Today, the 1st November is a bank/public holiday in Italy. It’s Ognisanti / All Saints’ Day. In reality, it just means that the shops have reduced opening hours and some restaurants will be shuttered up for the day, but for us, it’s business as usual.

Alessandro and his family have around 30 olive trees acting as borders to their vineyards. An olive tree is “un olivo” in Italian, or “una olivara” in my local dialect. “Una oliva” – feminine – is an olive. Anyway, for us, it’s a very small, sideline operation – some years, we don’t even bother picking the olives; this year, the crop is more abundant so it’s all hands on deck!

 


So how do you pick olives, you might be wondering?

Necessary precautions to stop the olives from rolling down the hill…

You wrap a large net around the trunk of the olive tree, much like how a Frenchman traditionally tucks his napkin around his neck.

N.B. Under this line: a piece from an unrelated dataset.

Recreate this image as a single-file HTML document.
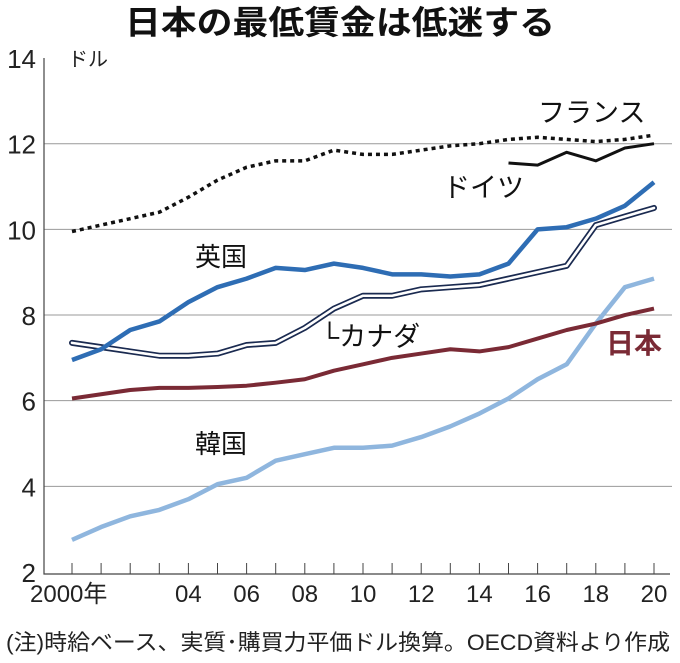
<!DOCTYPE html>
<html><head><meta charset="utf-8"><style>
body{margin:0;background:#fff;}
svg text{font-family:"Liberation Sans","Noto Sans CJK JP",sans-serif;}
</style></head><body>
<svg id="c" width="680" height="658" viewBox="0 0 680 658" xmlns="http://www.w3.org/2000/svg">
<text x="340" y="34" text-anchor="middle" font-size="33" font-weight="bold" fill="#111" textLength="430" lengthAdjust="spacingAndGlyphs">日本の最低賃金は低迷する</text>
<g id="grid"></g>
<g id="lines"></g>
<text x="68" y="66" font-size="20" fill="#222">ドル</text>
<text x="538" y="122" font-size="27" fill="#111">フランス</text>
<text x="443" y="197" font-size="27" fill="#111">ドイツ</text>
<text x="195" y="266" font-size="26" fill="#111">英国</text>
<text x="320" y="346" font-size="27" fill="#111">└カナダ</text>
<text x="606" y="353" font-size="28" font-weight="bold" fill="#7a2a35">日本</text>
<text x="195" y="453" font-size="26" fill="#111">韓国</text>
<text x="6" y="650" font-size="22" fill="#222" textLength="664" lengthAdjust="spacingAndGlyphs">(注)時給ベース、実質･購買力平価ドル換算。OECD資料より作成</text>
</svg>
<script>
const years=[2000,2001,2002,2003,2004,2005,2006,2007,2008,2009,2010,2011,2012,2013,2014,2015,2016,2017,2018,2019,2020];
const france=[9.95,10.1,10.25,10.4,10.75,11.15,11.45,11.6,11.6,11.85,11.75,11.75,11.85,11.95,12.0,12.1,12.15,12.1,12.05,12.1,12.2];
const germanyYears=[2015,2016,2017,2018,2019,2020];
const germany=[11.55,11.5,11.8,11.6,11.9,12.0];
const uk=[6.95,7.2,7.65,7.85,8.3,8.65,8.85,9.1,9.05,9.2,9.1,8.95,8.95,8.9,8.95,9.2,10.0,10.05,10.25,10.55,11.1];
const canada=[7.35,7.25,7.15,7.05,7.05,7.1,7.3,7.35,7.7,8.15,8.45,8.45,8.6,8.65,8.7,8.85,9.0,9.15,10.1,10.3,10.5];
const japan=[6.05,6.15,6.25,6.3,6.3,6.32,6.35,6.42,6.5,6.7,6.85,7.0,7.1,7.2,7.15,7.25,7.45,7.65,7.8,8.0,8.15];
const korea=[2.75,3.05,3.3,3.45,3.7,4.05,4.2,4.6,4.75,4.9,4.9,4.95,5.15,5.4,5.7,6.05,6.5,6.85,7.8,8.65,8.85];
const yTicks=[2,4,6,8,10,12,14];
const xTickLabels=[[2000,"2000年"],[2004,"04"],[2006,"06"],[2008,"08"],[2010,"10"],[2012,"12"],[2014,"14"],[2016,"16"],[2018,"18"],[2020,"20"]];
const NS="http://www.w3.org/2000/svg";
const X=y=>72+(y-2000)*29.1;
const Y=v=>572-(v-2)*42.83;
function mk(tag,attrs,parent){const e=document.createElementNS(NS,tag);for(const k in attrs)e.setAttribute(k,attrs[k]);parent.appendChild(e);return e;}
const grid=document.getElementById('grid'),lines=document.getElementById('lines');
yTicks.forEach(v=>{
  if(v>2&&v<14){const g=mk('line',{x1:44,x2:672,y1:Y(v),y2:Y(v),stroke:'#999','stroke-width':1},grid);
  
  }
  const t=mk('text',{x:36,y:Y(v)+10,'text-anchor':'end','font-size':26,fill:'#222'},grid);t.textContent=v;
  
  
});
const ax=mk('path',{d:`M44 ${Y(14)} V${Y(2)+2} H670`,stroke:'#444','stroke-width':1.2,fill:'none'},grid);


years.forEach(y=>{const t=mk('line',{x1:X(y),x2:X(y),y1:Y(2)+2,y2:Y(2)-9,stroke:'#444','stroke-width':1},grid);
  
  });
xTickLabels.forEach(([y,l])=>{const t=mk('text',{x:X(y),y:602,'text-anchor':'middle','font-size':24,fill:'#222'},grid);
  if(y===2000){t.setAttribute('x',30);t.setAttribute('text-anchor','start');}
  t.textContent=l;
  
  });
function pts(xs,vs){return xs.map((y,i)=>X(y)+','+Y(vs[i])).join(' ');}
function line(xs,vs,attrs,name){const p=mk('polyline',Object.assign({points:pts(xs,vs),fill:'none','stroke-linejoin':'round'},attrs),lines);
  
  return p;}
line(years,france,{stroke:'#111','stroke-width':3.5,'stroke-dasharray':'4 4'},'line-france');
line(germanyYears,germany,{stroke:'#111','stroke-width':3},'line-germany');
line(years,korea,{stroke:'#8fb6de','stroke-width':4.5},'line-korea');
line(years,japan,{stroke:'#7a2a35','stroke-width':4},'line-japan');
line(years,canada,{stroke:'#1a2a50','stroke-width':6,'stroke-linecap':'round'},'line-canada-outline');
line(years,canada,{stroke:'#fff','stroke-width':2.6,'stroke-linecap':'round'},'line-canada');
line(years,uk,{stroke:'#2e6db4','stroke-width':4.5},'line-uk');
</script>
</body></html>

If you’re on a slope (when aren’t you?) secure the netting to make sure that the olives won’t roll off down the hill.

One person then climbs up the tree and lops off some branches while the other people stay on the ground and brush off the olives from each fallen branch using a wide tooth comb.

I’ve seen and heard of other people using an electric tool which shakes the tree and causes the olives to fall off of their own accord. I suggest that it might be less labour-intensive but Alessandro raises and eyebrow and simply shrugs, “we’d need a bigger net.”

Spot Alessandro!

The olives fall into the netting and when the tree has been more or less relieved of its crop, we jiggle the netting until all the olives are in one selected corner. From there, they’ll be put into plastic boxes (which, when full, weighs about 12-13 kg) and brought home.

A decent yield.

On average, this year, we’re getting 2 boxes of olives from each tree. It’s not much for such painstakingly tedious work but it’s pleasant being outside in the sunshine and knowing that you’ll be tasting the fruits of this labour shortly enough.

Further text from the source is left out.